がん薬物療法の副作用のマネジメント
〜末梢神経障害マネジメントの手引き 2017年版 出版〜
こんにちは、メディカル・プランニング・マネージャーの川上です。
近年、がんの薬物療法の進歩は目覚ましく、ステージⅣの診断を受けた方でも、長期生存している方々にお会いすることも増えました。私が15年前、看護師として大学病院の臨床にいた頃には想像もつかなかった嬉しい進歩です。薬物療法の進歩は、臨床試験によって積み上げられていきますが、そこには、多くの研究者、医療者、患者さん、企業の方、行政の方が関わっています。オンコロも、がんの臨床試験の情報発信や被験者募集で貢献しています。
さて、薬物療法の進歩を患者さんに確実に届けるためには、対象となる患者さんに薬剤を適切に投与することともに、薬物療法によって起こる副作用をしっかりとマネジメントしていくことが重要になります。がんの薬物療法によって起こる副作用には、血球減少のように患者さんが自覚しにくい検査値上の変化と、脱毛や吐気、倦怠感、しびれ、皮膚障害など、患者さんが自覚できる副作用があります。前者は生命に関わりかねないケースもあるので、医師は細心の注意で診ていきますが、患者さんにとって後者は日常生活への影響も大きく、副作用が怖くて薬物療法を拒否する、あるいは副作用が原因で治療を中断する、というケースも生じています。
私は、多くの人々の尽力で達成してきた医療の進歩を副作用がうまくマネジメントできないことで患者さんに届けられないことがないように、と願い、今までにも薬物療法の副作用のマネジメントの大切さを伝える企画を提案・実施してきました。とくに看護師には、貢献できることも大きいと考え、看護師向け月刊誌「ナース専科」とのタイアップ記事、セミナー企画等に取り組んできました。
ところで、日本では、2015年3月に「日本がんサポーティブケア学会(JASCC)」が設立されました(理事長:田村和夫先生)。この学会が設立された目的は、「がん患者に必要な支持療法について学術的活動を行う団体で、多職種が参画するチーム医療のもと、がん治療を安全で効果的に実施するための支持療法を発展させ、学際的・学術的研究を推進し、その実践と教育活動を通して国民の福祉に貢献すること」(学会Webサイトより抜粋)です。
この学会の2回目の年次集会、第2回日本がんサポーティブケア学会学術集会 が、10月27日(金)—28日(土)に大宮で開催されましたが、そこで、「がん支持医療ガイドシリーズ」が発刊となりました。第1号は、「がん薬物療法に伴う末梢神経障害マネジメントの手引き 2017年版」です(金原出版株式会社刊)。

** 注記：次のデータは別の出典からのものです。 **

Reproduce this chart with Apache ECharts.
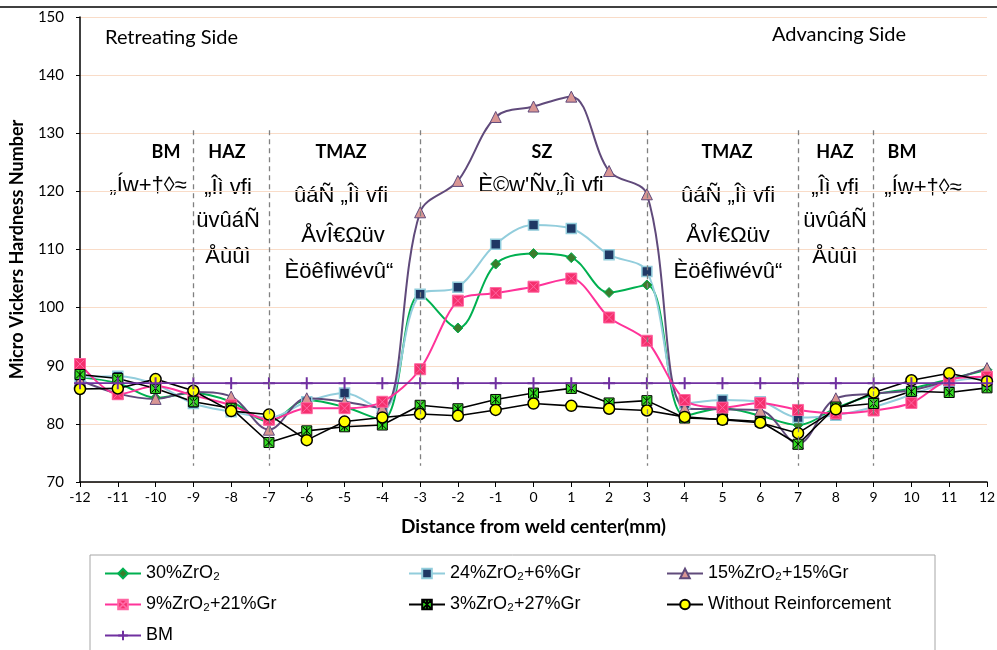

末梢神経障害、とは、主に「しびれ」のことです。白血球減少などの骨髄抑制は一時的なもので、時間の経過や薬剤対応により回復しますが、末梢神経障害は、治療後も長く続くことがあり、患者さんにとっては、物を持てない、料理ができない、ボタンが止められない、ヒールのある靴が履けない仕事に支障が出る等の日常生活上に大きな影響を及ぼします。この本の序文には、「情報の氾濫している現在、このような持続するつらい感覚異常を少しでも軽くしようと、患者・家族、知人は、エビデンスの明確でない『良いと思う治療』を進め、実践することが多い。これらは高額であることも多く、効果が期待できないばかりか、かえって負の結果を招くこともある。」との記載がありますが、医療現場でも、必ずしもエビデンスに基づいた対応ができていないのが現状かもしれません。こうした状況から、この手引き書が出版された意義は大きいと考えます。
JASCCでは、「がん支持医療ガイドシリーズ」の続編として、皮膚障害のマネジメントの手引きの出版も予定されているようです。皮膚障害については、薬剤によっては、効果と相関関係があるものもある一方で、命に直接はかかわらずとも日常生活に大きな影響を及ぼす副作用の1つであり、発刊が待たれます。シリーズが、多くの医療者に活用していだだけることを願います。